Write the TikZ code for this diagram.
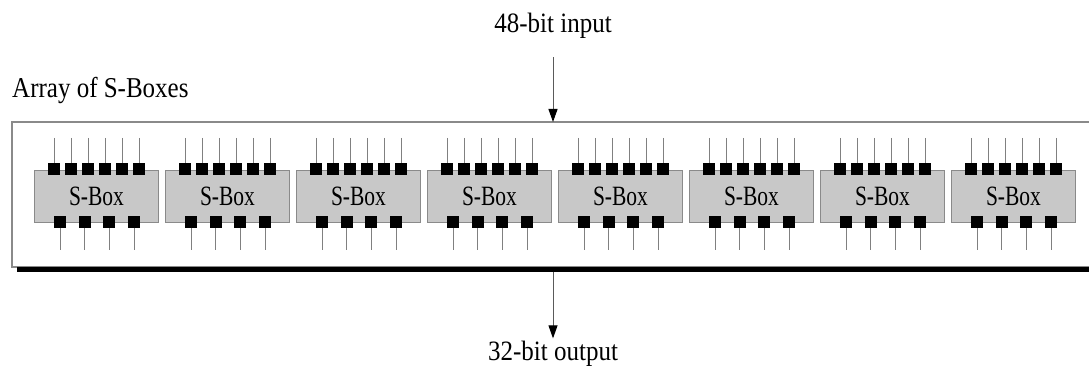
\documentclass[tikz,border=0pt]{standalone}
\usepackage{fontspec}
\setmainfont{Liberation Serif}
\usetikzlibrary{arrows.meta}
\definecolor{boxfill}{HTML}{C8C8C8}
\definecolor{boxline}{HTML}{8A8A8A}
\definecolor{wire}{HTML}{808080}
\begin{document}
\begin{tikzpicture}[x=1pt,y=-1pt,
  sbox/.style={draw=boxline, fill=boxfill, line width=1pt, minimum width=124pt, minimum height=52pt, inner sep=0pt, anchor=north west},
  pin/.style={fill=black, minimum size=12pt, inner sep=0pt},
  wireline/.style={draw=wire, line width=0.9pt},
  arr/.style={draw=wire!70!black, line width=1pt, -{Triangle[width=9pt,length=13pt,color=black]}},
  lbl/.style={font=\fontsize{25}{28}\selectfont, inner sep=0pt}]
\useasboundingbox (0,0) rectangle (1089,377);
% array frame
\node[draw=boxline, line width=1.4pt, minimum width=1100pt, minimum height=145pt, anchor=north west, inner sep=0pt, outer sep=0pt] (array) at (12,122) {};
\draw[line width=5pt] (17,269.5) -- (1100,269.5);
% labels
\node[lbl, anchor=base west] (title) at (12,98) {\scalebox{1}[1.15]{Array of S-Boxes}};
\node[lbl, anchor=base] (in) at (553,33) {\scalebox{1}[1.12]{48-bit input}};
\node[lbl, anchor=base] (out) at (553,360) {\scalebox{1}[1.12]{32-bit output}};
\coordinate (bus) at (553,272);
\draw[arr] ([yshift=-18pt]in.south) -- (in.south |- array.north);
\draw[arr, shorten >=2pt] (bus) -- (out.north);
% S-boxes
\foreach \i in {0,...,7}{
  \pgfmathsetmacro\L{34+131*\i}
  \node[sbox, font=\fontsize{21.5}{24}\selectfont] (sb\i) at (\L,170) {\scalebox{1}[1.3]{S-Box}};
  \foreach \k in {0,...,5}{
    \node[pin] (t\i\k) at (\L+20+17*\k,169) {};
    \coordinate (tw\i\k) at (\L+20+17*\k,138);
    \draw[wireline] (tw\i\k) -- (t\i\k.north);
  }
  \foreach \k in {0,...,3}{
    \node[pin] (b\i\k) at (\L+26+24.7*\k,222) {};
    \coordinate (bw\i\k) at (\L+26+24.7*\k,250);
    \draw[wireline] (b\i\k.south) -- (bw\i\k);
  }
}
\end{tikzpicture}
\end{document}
* * *
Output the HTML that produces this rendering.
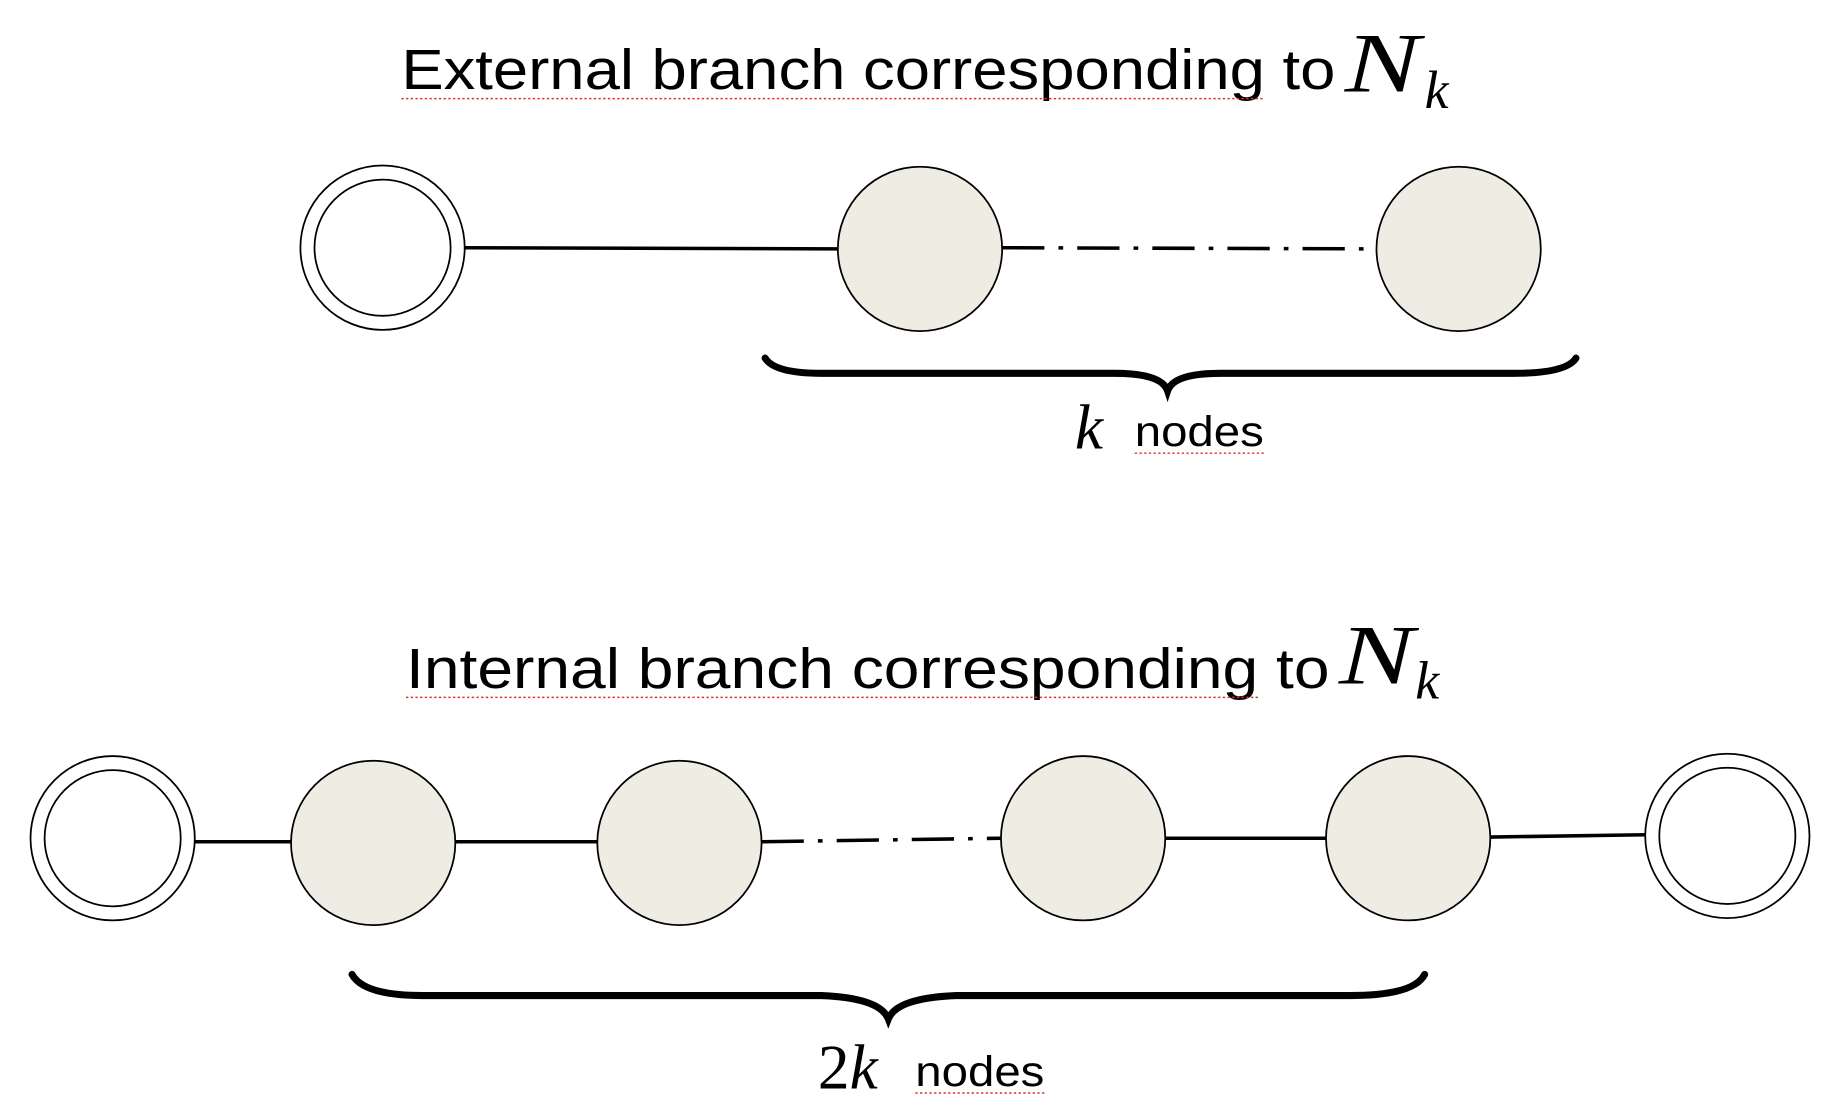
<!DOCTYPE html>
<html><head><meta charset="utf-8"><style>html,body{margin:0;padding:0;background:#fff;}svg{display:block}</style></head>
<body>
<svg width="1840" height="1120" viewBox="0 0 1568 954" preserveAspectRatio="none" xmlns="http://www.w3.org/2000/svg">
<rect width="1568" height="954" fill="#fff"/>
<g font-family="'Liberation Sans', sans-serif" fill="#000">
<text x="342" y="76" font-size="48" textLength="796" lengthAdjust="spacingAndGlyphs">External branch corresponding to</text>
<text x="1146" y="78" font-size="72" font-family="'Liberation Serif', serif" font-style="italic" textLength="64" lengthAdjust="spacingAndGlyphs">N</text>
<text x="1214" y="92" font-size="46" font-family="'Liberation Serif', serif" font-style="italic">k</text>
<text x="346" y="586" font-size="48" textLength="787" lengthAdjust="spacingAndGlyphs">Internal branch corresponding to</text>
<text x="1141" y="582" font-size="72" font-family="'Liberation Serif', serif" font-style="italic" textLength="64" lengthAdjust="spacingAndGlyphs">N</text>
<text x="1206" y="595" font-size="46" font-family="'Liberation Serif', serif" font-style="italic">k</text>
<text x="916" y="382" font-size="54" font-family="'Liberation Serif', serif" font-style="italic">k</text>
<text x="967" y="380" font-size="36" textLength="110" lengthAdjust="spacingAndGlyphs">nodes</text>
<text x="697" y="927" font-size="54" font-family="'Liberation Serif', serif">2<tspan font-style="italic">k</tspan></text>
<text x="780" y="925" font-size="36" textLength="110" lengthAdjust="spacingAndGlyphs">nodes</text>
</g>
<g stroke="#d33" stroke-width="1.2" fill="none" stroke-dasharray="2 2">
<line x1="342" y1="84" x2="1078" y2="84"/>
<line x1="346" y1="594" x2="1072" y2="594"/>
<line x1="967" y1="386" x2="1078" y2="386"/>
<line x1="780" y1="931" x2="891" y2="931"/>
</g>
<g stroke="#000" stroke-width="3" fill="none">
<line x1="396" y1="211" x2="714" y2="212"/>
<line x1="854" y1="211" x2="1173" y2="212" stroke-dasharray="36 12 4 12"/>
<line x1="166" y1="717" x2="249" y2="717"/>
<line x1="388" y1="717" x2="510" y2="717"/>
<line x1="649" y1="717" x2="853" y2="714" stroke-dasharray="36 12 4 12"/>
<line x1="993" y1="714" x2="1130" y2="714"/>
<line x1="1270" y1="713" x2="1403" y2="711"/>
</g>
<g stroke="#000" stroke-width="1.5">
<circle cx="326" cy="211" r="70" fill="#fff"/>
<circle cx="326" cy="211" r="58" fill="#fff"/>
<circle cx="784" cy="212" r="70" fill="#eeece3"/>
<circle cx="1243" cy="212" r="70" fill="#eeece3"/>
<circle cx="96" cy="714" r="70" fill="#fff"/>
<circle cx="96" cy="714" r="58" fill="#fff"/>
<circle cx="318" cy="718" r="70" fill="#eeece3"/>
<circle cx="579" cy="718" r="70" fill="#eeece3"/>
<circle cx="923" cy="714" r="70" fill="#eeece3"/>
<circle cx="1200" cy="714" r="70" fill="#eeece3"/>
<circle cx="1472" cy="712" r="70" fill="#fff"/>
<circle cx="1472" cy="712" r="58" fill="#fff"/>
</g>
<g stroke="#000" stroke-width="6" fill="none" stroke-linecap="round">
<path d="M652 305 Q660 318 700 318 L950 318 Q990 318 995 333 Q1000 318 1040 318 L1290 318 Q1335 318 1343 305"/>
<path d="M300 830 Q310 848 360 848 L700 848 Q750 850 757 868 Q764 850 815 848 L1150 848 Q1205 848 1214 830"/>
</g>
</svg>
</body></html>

Aim ▸ Search the data for "this". Copy every line that has it.

Task output ▸
Write the TikZ code for this diagram.
Output the HTML that produces this rendering.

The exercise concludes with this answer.